Turkey decorates Saudi King Salman for building close ties

 12 Apr 2016 - 17:57

Turkey decorates Saudi King Salman for building close ties
Turkish President Recep Tayyip Erdogan (R) presents State Medal to Saudi King Salman bin Abdulaziz (L) at the Presidential Complex in Ankara, Turkey on April 12, 2016. Kayhan Özer - AA

ANKARA, Turkey: Turkey has decorated the Custodian of the Two Holy Mosques King Salman bin Abdulaziz of Saudi Arabia with the country's highest state medal in recognition of the close ties between the two countries.
Turkish President Recep Tayyip Erdogan on Tuesday bestowed the medal, saying the Saudi monarch had exerted "great efforts" to forge friendly ties since taking the throne.
Saudi Arabia and Turkey are both strong supporters of the opposition forces in Syria and have been building strong military ties. Turkey participated in military drills in Saudi Arabia this year. Riyadh has deployed warplanes at a Turkish air base as part of the anti-Islamic State coalition.
Erdogan on Tuesday hosted Saudi King at his presidential palace in Ankara, extending his guest a lavish welcome that underlined the growing importance of Ankara-Riyadh ties.
After a period of tension, Saudi Arabia has emerged as one of Erdogan's key allies with the two countries in particular sharing a common vision on the Syria conflict. 
Salman was met by Erdogan at his vast new presidential palace with an honour guard of Turkish soldiers as well as 16 costumed warriors representing the various Turkic empires in world history.

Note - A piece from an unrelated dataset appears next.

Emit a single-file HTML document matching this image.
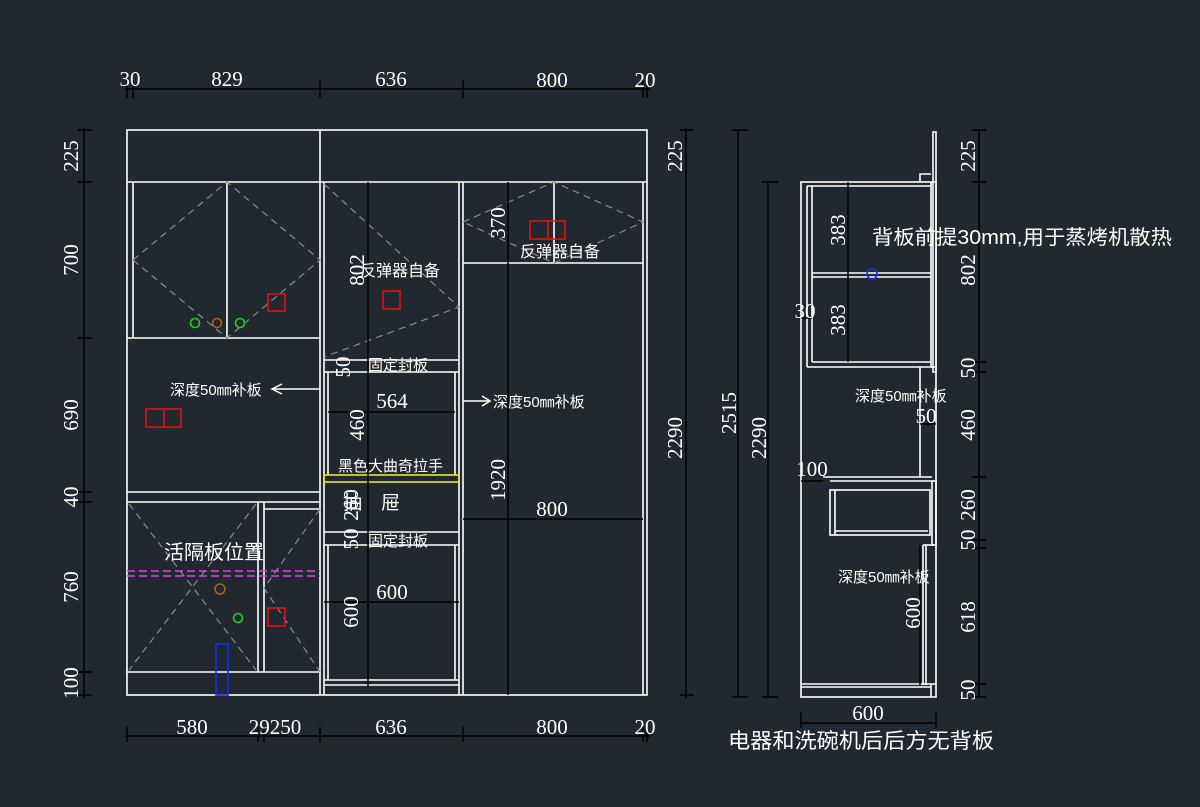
<!DOCTYPE html>
<html><head><meta charset="utf-8"><style>
html,body{margin:0;padding:0;background:#212830;}
svg{display:block}
text{fill:#fff;}
.n{font-family:"Liberation Serif","DejaVu Serif",serif;font-size:21px;}
.c{font-family:"Liberation Sans","Noto Sans CJK SC",sans-serif;font-size:16px;}
</style></head><body>
<svg width="1200" height="807" viewBox="0 0 1200 807" xmlns="http://www.w3.org/2000/svg">
<rect width="1200" height="807" fill="#212830"/>
<g stroke="#fff" stroke-width="1.6" fill="none">
<rect x="127" y="130" width="520" height="565"/>
<line x1="127" y1="182" x2="647" y2="182"/>
<line x1="320" y1="130" x2="320" y2="695"/>
<line x1="133" y1="182" x2="133" y2="338"/>
<line x1="227" y1="182" x2="227" y2="338"/>
<line x1="127" y1="338" x2="320" y2="338"/>
<line x1="127" y1="492" x2="320" y2="492"/>
<line x1="127" y1="502" x2="320" y2="502"/>
<line x1="258" y1="502" x2="258" y2="672"/>
<line x1="264" y1="502" x2="264" y2="672"/>
<line x1="264" y1="509" x2="320" y2="509"/>
<line x1="127" y1="672" x2="320" y2="672"/>
<line x1="324" y1="182" x2="324" y2="695"/>
<line x1="459" y1="182" x2="459" y2="695"/>
<line x1="463" y1="182" x2="463" y2="695"/>
<line x1="324" y1="360" x2="459" y2="360"/>
<line x1="324" y1="372" x2="459" y2="372"/>
<line x1="328" y1="372" x2="328" y2="475"/>
<line x1="455" y1="372" x2="455" y2="475"/>
<line x1="324" y1="532" x2="459" y2="532"/>
<line x1="324" y1="545" x2="459" y2="545"/>
<line x1="328" y1="545" x2="328" y2="680"/>
<line x1="455" y1="545" x2="455" y2="680"/>
<line x1="324" y1="680" x2="459" y2="680"/>
<line x1="324" y1="685" x2="459" y2="685"/>
<line x1="643" y1="182" x2="643" y2="695"/>
<line x1="463" y1="263" x2="643" y2="263"/>
<line x1="554" y1="182" x2="554" y2="263"/>
<rect x="801" y="182" width="135" height="515"/>
<line x1="807" y1="186" x2="807" y2="367"/>
<line x1="812" y1="186" x2="812" y2="362"/>
<line x1="807" y1="186" x2="931" y2="186"/>
<line x1="931" y1="182" x2="931" y2="367"/>
<rect x="933" y="132" width="3" height="240"/>
<polyline points="920,182 920,174 931,174"/>
<line x1="812" y1="273" x2="931" y2="273"/>
<line x1="812" y1="277" x2="931" y2="277"/>
<line x1="812" y1="362" x2="931" y2="362"/>
<line x1="807" y1="367" x2="936" y2="367"/>
<line x1="920" y1="367" x2="920" y2="477"/>
<line x1="823" y1="477" x2="932" y2="477"/>
<line x1="823" y1="481" x2="932" y2="481"/>
<rect x="932" y="481" width="4" height="64"/>
<rect x="830" y="490" width="100" height="45"/>
<line x1="835" y1="490" x2="835" y2="535"/>
<line x1="835" y1="531" x2="928" y2="531"/>
<line x1="923" y1="545" x2="923" y2="685"/>
<line x1="926" y1="545" x2="926" y2="685"/>
<line x1="923" y1="545" x2="936" y2="545"/>
<line x1="801" y1="684" x2="936" y2="684"/>
<line x1="801" y1="687" x2="931" y2="687"/>
<line x1="931" y1="684" x2="931" y2="697"/>
</g>
<g stroke="#8a8a8a" stroke-width="1.2" fill="none" stroke-dasharray="7,5">
<polygon points="133,260 227,182 320,260 227,338"/>
<polyline points="324,184 459,307 324,357"/>
<polygon points="463,222 554,182 643,222 554,263"/>
<line x1="129" y1="504" x2="256" y2="670"/>
<line x1="256" y1="504" x2="129" y2="670"/>
<polyline points="320,509 264,588 320,672"/>
</g>
<g stroke="#e040e0" stroke-width="1.6" stroke-dasharray="8,4">
<line x1="127" y1="571" x2="320" y2="571"/><line x1="127" y1="576" x2="320" y2="576"/>
</g>
<rect x="324" y="475" width="135" height="7" fill="none" stroke="#e8e820" stroke-width="1.6"/>
<g fill="none" stroke-width="1.6">
<rect x="268" y="294" width="17" height="17" stroke="#e01010"/>
<rect x="383" y="291" width="17" height="18" stroke="#e01010"/>
<rect x="530" y="221" width="35" height="18" stroke="#e01010"/><line x1="548" y1="221" x2="548" y2="239" stroke="#e01010"/>
<rect x="146" y="409" width="35" height="18" stroke="#e01010"/><line x1="164" y1="409" x2="164" y2="427" stroke="#e01010"/>
<rect x="268" y="608" width="17" height="18" stroke="#e01010"/>
<circle cx="195" cy="323" r="4.5" stroke="#20d020"/>
<circle cx="240" cy="323" r="4.5" stroke="#20d020"/>
<circle cx="217" cy="323" r="4.5" stroke="#b06010"/>
<circle cx="220" cy="589" r="5" stroke="#b06010"/>
<circle cx="238" cy="618" r="4.5" stroke="#20d020"/>
<rect x="216" y="644" width="12" height="51" stroke="#1030f0"/>
<circle cx="872" cy="274" r="5" stroke="#1030f0"/>
</g>
<g stroke="#000" stroke-width="1.5">
<line x1="125" y1="89" x2="650" y2="89"/>
<line x1="127" y1="80" x2="127" y2="98"/><line x1="133" y1="80" x2="133" y2="98"/>
<line x1="320" y1="80" x2="320" y2="98"/><line x1="463" y1="80" x2="463" y2="98"/>
<line x1="643" y1="80" x2="643" y2="98"/><line x1="647" y1="80" x2="647" y2="98"/>
<line x1="125" y1="736" x2="650" y2="736"/>
<line x1="127" y1="727" x2="127" y2="742"/><line x1="258" y1="727" x2="258" y2="742"/><line x1="264" y1="727" x2="264" y2="742"/>
<line x1="320" y1="727" x2="320" y2="742"/><line x1="463" y1="727" x2="463" y2="742"/><line x1="643" y1="727" x2="643" y2="742"/><line x1="647" y1="727" x2="647" y2="742"/>
<line x1="84" y1="128" x2="84" y2="698"/>
<line x1="78" y1="130" x2="92" y2="130"/><line x1="78" y1="182" x2="92" y2="182"/><line x1="78" y1="338" x2="92" y2="338"/>
<line x1="78" y1="492" x2="92" y2="492"/><line x1="78" y1="502" x2="92" y2="502"/><line x1="78" y1="672" x2="92" y2="672"/><line x1="78" y1="695" x2="92" y2="695"/>
<line x1="686" y1="128" x2="686" y2="698"/><line x1="680" y1="130" x2="694" y2="130"/><line x1="680" y1="695" x2="694" y2="695"/>
<line x1="368" y1="182" x2="368" y2="688"/>
<line x1="508" y1="182" x2="508" y2="695"/>
<line x1="328" y1="412" x2="455" y2="412"/>
<line x1="463" y1="519" x2="643" y2="519"/>
<line x1="324" y1="602" x2="459" y2="602"/>
<line x1="738" y1="130" x2="738" y2="697"/><line x1="732" y1="130" x2="748" y2="130"/><line x1="732" y1="697" x2="748" y2="697"/>
<line x1="768" y1="182" x2="768" y2="697"/><line x1="762" y1="182" x2="778" y2="182"/><line x1="762" y1="697" x2="778" y2="697"/>
<line x1="848" y1="182" x2="848" y2="362"/>
<line x1="979" y1="130" x2="979" y2="697"/>
<line x1="972" y1="130" x2="986" y2="130"/><line x1="972" y1="182" x2="986" y2="182"/><line x1="972" y1="362" x2="986" y2="362"/><line x1="972" y1="372" x2="986" y2="372"/>
<line x1="972" y1="477" x2="986" y2="477"/><line x1="972" y1="540" x2="986" y2="540"/><line x1="972" y1="548" x2="986" y2="548"/><line x1="972" y1="684" x2="986" y2="684"/><line x1="972" y1="697" x2="986" y2="697"/>
<line x1="801" y1="723" x2="936" y2="723"/><line x1="801" y1="712" x2="801" y2="728"/><line x1="936" y1="712" x2="936" y2="728"/>
<line x1="801" y1="318" x2="812" y2="318"/><line x1="801" y1="481" x2="830" y2="481"/><line x1="920" y1="424" x2="936" y2="424"/>
<line x1="920" y1="545" x2="920" y2="685"/>
</g>
<g stroke="#fff" stroke-width="1.5" fill="none">
<line x1="272" y1="389" x2="320" y2="389"/><polyline points="282,384 272,389 282,394"/>
<line x1="463" y1="401" x2="490" y2="401"/><polyline points="482,396 490,401 482,406"/>
</g>
<g class="n" text-anchor="middle">
<text x="130" y="86">30</text><text x="227" y="86">829</text><text x="391" y="86">636</text><text x="552" y="87">800</text><text x="645" y="87">20</text>
<text x="192" y="734">580</text><text x="275" y="734">29250</text><text x="391" y="734">636</text><text x="552" y="734">800</text><text x="645" y="734">20</text>
<text x="392" y="408">564</text><text x="552" y="516">800</text><text x="392" y="599">600</text>
<text x="868" y="720">600</text>
<text x="805" y="318">30</text><text x="812" y="476">100</text><text x="926" y="423">50</text>
</g>
<g class="n" text-anchor="middle">
<text transform="translate(78,156) rotate(-90)">225</text>
<text transform="translate(78,260) rotate(-90)">700</text>
<text transform="translate(78,415) rotate(-90)">690</text>
<text transform="translate(78,497) rotate(-90)">40</text>
<text transform="translate(78,587) rotate(-90)">760</text>
<text transform="translate(78,683) rotate(-90)">100</text>
<text transform="translate(682,156) rotate(-90)">225</text>
<text transform="translate(682,438) rotate(-90)">2290</text>
<text transform="translate(364,270) rotate(-90)">802</text>
<text transform="translate(350,367) rotate(-90)">50</text>
<text transform="translate(364,425) rotate(-90)">460</text>
<text transform="translate(358,505) rotate(-90)">260</text>
<text transform="translate(358,539) rotate(-90)">50</text>
<text transform="translate(358,612) rotate(-90)">600</text>
<text transform="translate(505,223) rotate(-90)">370</text>
<text transform="translate(505,480) rotate(-90)">1920</text>
<text transform="translate(736,413) rotate(-90)">2515</text>
<text transform="translate(766,438) rotate(-90)">2290</text>
<text transform="translate(845,230) rotate(-90)">383</text>
<text transform="translate(845,320) rotate(-90)">383</text>
<text transform="translate(920,613) rotate(-90)">600</text>
<text transform="translate(975,156) rotate(-90)">225</text>
<text transform="translate(975,270) rotate(-90)">802</text>
<text transform="translate(975,368) rotate(-90)">50</text>
<text transform="translate(975,425) rotate(-90)">460</text>
<text transform="translate(975,505) rotate(-90)">260</text>
<text transform="translate(975,540) rotate(-90)">50</text>
<text transform="translate(975,617) rotate(-90)">618</text>
<text transform="translate(975,690) rotate(-90)">50</text>
</g>
<g class="c">
<text x="360" y="276">反弹器自备</text>
<text x="520" y="257">反弹器自备</text>
<text x="368" y="370" font-size="15">固定封板</text>
<text x="368" y="546" font-size="15">固定封板</text>
<text x="170" y="395" font-size="15">深度50㎜补板</text>
<text x="493" y="407" font-size="15">深度50㎜补板</text>
<text x="338" y="471" font-size="15">黑色大曲奇拉手</text>
<text x="343" y="509" font-size="19">抽　屉</text>
<text x="164" y="559" font-size="20">活隔板位置</text>
<text x="872" y="244" font-size="20" textLength="300" lengthAdjust="spacingAndGlyphs">背板前提30mm,用于蒸烤机散热</text>
<text x="855" y="401" font-size="15">深度50㎜补板</text>
<text x="838" y="582" font-size="15">深度50㎜补板</text>
<text x="728" y="748" font-size="21" textLength="266" lengthAdjust="spacingAndGlyphs">电器和洗碗机后后方无背板</text>
</g>
</svg>
</body></html>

Mocked when they first appeared in 2015, the spear-carrying and mustachioed warriors are now regularly brought out for Erdogan's most honoured guests.
Salman and his delegation are set to hold several hours of talks with the Turkish leader before heading to Istanbul for the summit of the Organisation of Islamic Cooperation (OIC).
Saudi Arabia and Turkey both believe the ousting of President Bashar al-Assad is the key to solving the Syrian conflict and back rebel groups fighting his regime.
The two powers have in recent months moved to considerably tighten relations that had been damaged by Riyadh's role in the 2013 ousting of Egyptian president Mohammed Morsi, a close ally of Ankara.


In February, Turkey began hosting Saudi jets and military personnel and its Incirlik air base to join the air campaign against Islamic State jihadists.
The lavish arrangements made for Salman's visit have also raised eyebrows in the Turkish press, with the king reportedly staying in a 450 square-meter (4,850 sq ft) hotel suite and renting 500 luxury vehicles for his vast delegation.